WRITTEN INSTRUCTION
With the pictures left out, copy the listing below exactly.

COLLECTED MATERIAL

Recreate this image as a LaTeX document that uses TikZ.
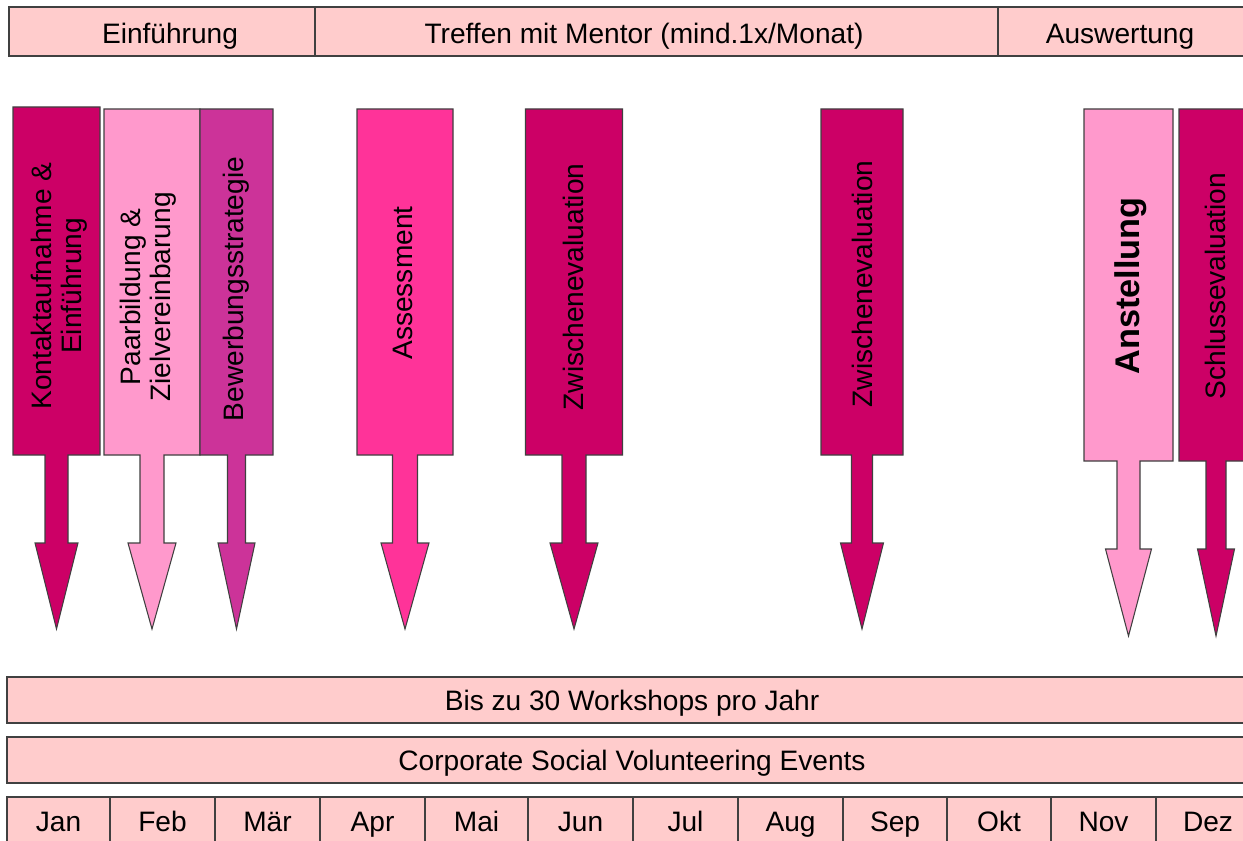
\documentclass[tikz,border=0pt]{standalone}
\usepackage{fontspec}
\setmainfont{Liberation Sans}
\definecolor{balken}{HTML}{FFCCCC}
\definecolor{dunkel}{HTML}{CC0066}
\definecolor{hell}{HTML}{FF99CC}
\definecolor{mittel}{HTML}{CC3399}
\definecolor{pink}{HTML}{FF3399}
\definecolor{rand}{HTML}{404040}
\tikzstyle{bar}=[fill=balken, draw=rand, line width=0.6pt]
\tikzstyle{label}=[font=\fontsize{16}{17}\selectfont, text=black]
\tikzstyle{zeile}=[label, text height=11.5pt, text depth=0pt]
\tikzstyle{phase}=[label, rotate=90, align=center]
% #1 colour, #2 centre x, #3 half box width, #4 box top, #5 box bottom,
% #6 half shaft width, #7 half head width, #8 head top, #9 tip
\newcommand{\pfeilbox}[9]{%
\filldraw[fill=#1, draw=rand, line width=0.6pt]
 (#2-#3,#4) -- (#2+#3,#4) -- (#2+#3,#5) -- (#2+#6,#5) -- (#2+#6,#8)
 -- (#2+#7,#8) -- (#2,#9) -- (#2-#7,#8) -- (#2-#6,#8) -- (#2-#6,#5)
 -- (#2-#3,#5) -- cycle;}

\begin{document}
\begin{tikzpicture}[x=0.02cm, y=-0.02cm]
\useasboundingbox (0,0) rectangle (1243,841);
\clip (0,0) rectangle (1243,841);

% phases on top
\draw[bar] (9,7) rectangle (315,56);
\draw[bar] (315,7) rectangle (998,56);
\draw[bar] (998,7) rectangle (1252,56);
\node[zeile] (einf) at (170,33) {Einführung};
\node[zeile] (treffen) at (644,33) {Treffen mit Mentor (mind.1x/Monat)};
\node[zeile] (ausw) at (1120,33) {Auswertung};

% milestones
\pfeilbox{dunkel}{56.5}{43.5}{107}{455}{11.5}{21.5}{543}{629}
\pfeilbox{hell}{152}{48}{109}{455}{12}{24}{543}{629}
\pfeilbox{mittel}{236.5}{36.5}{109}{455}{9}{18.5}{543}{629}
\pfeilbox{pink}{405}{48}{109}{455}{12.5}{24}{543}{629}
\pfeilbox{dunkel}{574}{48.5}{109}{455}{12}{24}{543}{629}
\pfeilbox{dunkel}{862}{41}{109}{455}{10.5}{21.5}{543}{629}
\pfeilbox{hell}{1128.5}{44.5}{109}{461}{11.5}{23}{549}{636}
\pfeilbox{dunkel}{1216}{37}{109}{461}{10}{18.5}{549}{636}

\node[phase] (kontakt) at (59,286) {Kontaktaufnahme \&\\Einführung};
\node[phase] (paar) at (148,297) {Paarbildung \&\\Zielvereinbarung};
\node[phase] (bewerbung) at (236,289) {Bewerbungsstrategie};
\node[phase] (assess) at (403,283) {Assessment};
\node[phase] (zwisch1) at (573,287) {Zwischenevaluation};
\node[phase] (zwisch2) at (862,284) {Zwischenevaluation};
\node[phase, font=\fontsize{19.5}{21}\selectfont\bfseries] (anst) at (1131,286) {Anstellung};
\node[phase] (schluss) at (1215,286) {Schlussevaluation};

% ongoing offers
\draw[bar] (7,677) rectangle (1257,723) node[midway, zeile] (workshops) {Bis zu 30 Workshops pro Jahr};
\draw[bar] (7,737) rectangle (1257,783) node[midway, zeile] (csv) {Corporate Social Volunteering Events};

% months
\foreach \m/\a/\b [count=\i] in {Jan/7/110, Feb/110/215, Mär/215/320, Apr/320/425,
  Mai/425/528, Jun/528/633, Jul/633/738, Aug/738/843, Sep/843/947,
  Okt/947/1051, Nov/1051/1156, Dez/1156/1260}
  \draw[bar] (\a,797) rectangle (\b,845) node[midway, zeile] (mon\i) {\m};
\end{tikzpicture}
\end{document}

RESPONSE TO THE EXERCISE
Recreate this image as a LaTeX document that uses TikZ.
\documentclass[tikz,border=0pt]{standalone}
\usepackage{fontspec}
\setmainfont{Liberation Sans}
\definecolor{balken}{HTML}{FFCCCC}
\definecolor{dunkel}{HTML}{CC0066}
\definecolor{hell}{HTML}{FF99CC}
\definecolor{mittel}{HTML}{CC3399}
\definecolor{pink}{HTML}{FF3399}
\definecolor{rand}{HTML}{404040}
\tikzstyle{bar}=[fill=balken, draw=rand, line width=0.6pt]
\tikzstyle{label}=[font=\fontsize{16}{17}\selectfont, text=black]
\tikzstyle{zeile}=[label, text height=11.5pt, text depth=0pt]
\tikzstyle{phase}=[label, rotate=90, align=center]
% #1 colour, #2 centre x, #3 half box width, #4 box top, #5 box bottom,
% #6 half shaft width, #7 half head width, #8 head top, #9 tip
\newcommand{\pfeilbox}[9]{%
\filldraw[fill=#1, draw=rand, line width=0.6pt]
 (#2-#3,#4) -- (#2+#3,#4) -- (#2+#3,#5) -- (#2+#6,#5) -- (#2+#6,#8)
 -- (#2+#7,#8) -- (#2,#9) -- (#2-#7,#8) -- (#2-#6,#8) -- (#2-#6,#5)
 -- (#2-#3,#5) -- cycle;}

\begin{document}
\begin{tikzpicture}[x=0.02cm, y=-0.02cm]
\useasboundingbox (0,0) rectangle (1243,841);
\clip (0,0) rectangle (1243,841);

% phases on top
\draw[bar] (9,7) rectangle (315,56);
\draw[bar] (315,7) rectangle (998,56);
\draw[bar] (998,7) rectangle (1252,56);
\node[zeile] (einf) at (170,33) {Einführung};
\node[zeile] (treffen) at (644,33) {Treffen mit Mentor (mind.1x/Monat)};
\node[zeile] (ausw) at (1120,33) {Auswertung};

% milestones
\pfeilbox{dunkel}{56.5}{43.5}{107}{455}{11.5}{21.5}{543}{629}
\pfeilbox{hell}{152}{48}{109}{455}{12}{24}{543}{629}
\pfeilbox{mittel}{236.5}{36.5}{109}{455}{9}{18.5}{543}{629}
\pfeilbox{pink}{405}{48}{109}{455}{12.5}{24}{543}{629}
\pfeilbox{dunkel}{574}{48.5}{109}{455}{12}{24}{543}{629}
\pfeilbox{dunkel}{862}{41}{109}{455}{10.5}{21.5}{543}{629}
\pfeilbox{hell}{1128.5}{44.5}{109}{461}{11.5}{23}{549}{636}
\pfeilbox{dunkel}{1216}{37}{109}{461}{10}{18.5}{549}{636}

\node[phase] (kontakt) at (59,286) {Kontaktaufnahme \&\\Einführung};
\node[phase] (paar) at (148,297) {Paarbildung \&\\Zielvereinbarung};
\node[phase] (bewerbung) at (236,289) {Bewerbungsstrategie};
\node[phase] (assess) at (403,283) {Assessment};
\node[phase] (zwisch1) at (573,287) {Zwischenevaluation};
\node[phase] (zwisch2) at (862,284) {Zwischenevaluation};
\node[phase, font=\fontsize{19.5}{21}\selectfont\bfseries] (anst) at (1131,286) {Anstellung};
\node[phase] (schluss) at (1215,286) {Schlussevaluation};

% ongoing offers
\draw[bar] (7,677) rectangle (1257,723) node[midway, zeile] (workshops) {Bis zu 30 Workshops pro Jahr};
\draw[bar] (7,737) rectangle (1257,783) node[midway, zeile] (csv) {Corporate Social Volunteering Events};

% months
\foreach \m/\a/\b [count=\i] in {Jan/7/110, Feb/110/215, Mär/215/320, Apr/320/425,
  Mai/425/528, Jun/528/633, Jul/633/738, Aug/738/843, Sep/843/947,
  Okt/947/1051, Nov/1051/1156, Dez/1156/1260}
  \draw[bar] (\a,797) rectangle (\b,845) node[midway, zeile] (mon\i) {\m};
\end{tikzpicture}
\end{document}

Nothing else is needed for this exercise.